Lantas, Tika membuat proposal penelitian. Rencana proyek penelitian itu rupanya tak langsung mendapat dukungan penuh. Beberapa sesepuh peneliti malaria bereaksi negatif. "Idenya dianggap bagus, tapi mereka menyangsikan keberhasilan penelitiannya," ungkap Tika yang menempuh pendidikan Sl di Universitas Brawijaya, Surabaya, ini.

Para peneliti senior itu berpendapat, pembuatan vaksin malaria jauh dari kata gampang. Sebab, siklus parasit sangat kompleks. "Biarpun sulit, tetapi harus dimulai," kata Tika yang mendapatkan bantuan alat untuk mendirikan laboratorium mikrobiologi di tempatnya mengajar dari Jerman.

Peran saliva

Saliva nyamuk diketahui berperan dalam proses menggigit dan menjadi media masuknya plasmodium ke tubuh inang, manusia. Kalaupun ternyata ludah nyamuk justru memperlancar transmisi plasmodium, penelitian Tika tetap ada gunanya. "Itu artinya kami dapat mencari zat antinya, yakni vaksin pemblokir transmisi plasmodium alias transmission blocking vaccine (TBV)," urai Tika yang meraih gelar master dari Institut Teknologi Bandung (ITB).

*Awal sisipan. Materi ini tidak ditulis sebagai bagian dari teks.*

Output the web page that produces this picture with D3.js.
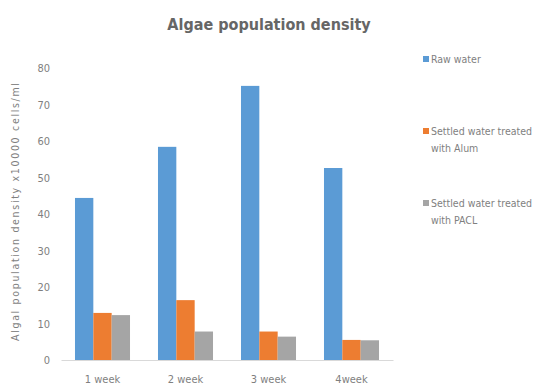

Nada optimis terus digaungkan Tika menyusul keberhasilan peneliti asing membuat vaksin berbasis vektor serangga. Perempuan berusia 34 tahun ini menduga, bisa jadi itu juga dapat dihasilkan dari bagian tubuh nyamuk malaria. "Saya senang sekali ketika akhirnya ada pihak lain yang menghargai ide penelitian ini," akunya.

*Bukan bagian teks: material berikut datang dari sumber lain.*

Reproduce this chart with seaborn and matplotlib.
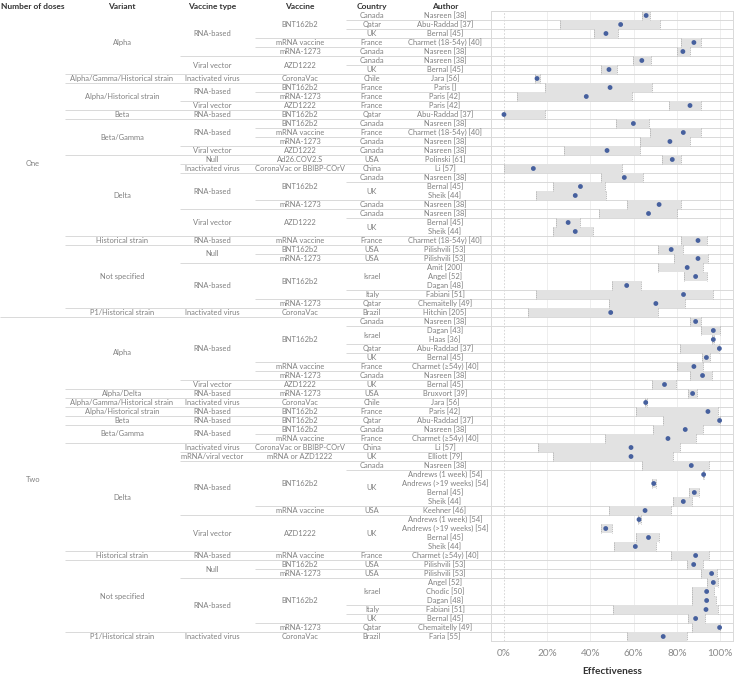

Tika bersyukur karena ia tidak patah arang di dua tahun pertama persiapan dan pengajuan proposal penelitiannya. Setahun setelah laboratoriumnya rampung, tahun 2008 tim dari Depkes memberi apresiasi positif. Pada tahun yang sama, Dirjen Pendidikan Tinggi Depdiknas juga menyokong pendanaan riset vaksin malaria berbasis ludah nyamuk anopheles.

"Baru-baru ini, LOreal-UNESCO for Woman in Science 2009 menerima proposal penelitian saya bertajuk Karakterisasi Molekular Faktor Imunomodulator Kelenjar Saliva Vektor Malaria Anopheles Aconitus sebagai Target Potensial dalam Pembuatan TBV Melawan Malaria," katanya gembira. Jika berhasil diketemukan, lanjut Tika, TBV akan melindungi inang (manusia) terhadap patogen yang dibawa vektor. Tidak cuma itu, penemuan ini juga akan mampu memotong transmisi malaria. "Vaksinasi akan menjadi strategi yang efektif untuk mengatasi epidemi madasnya.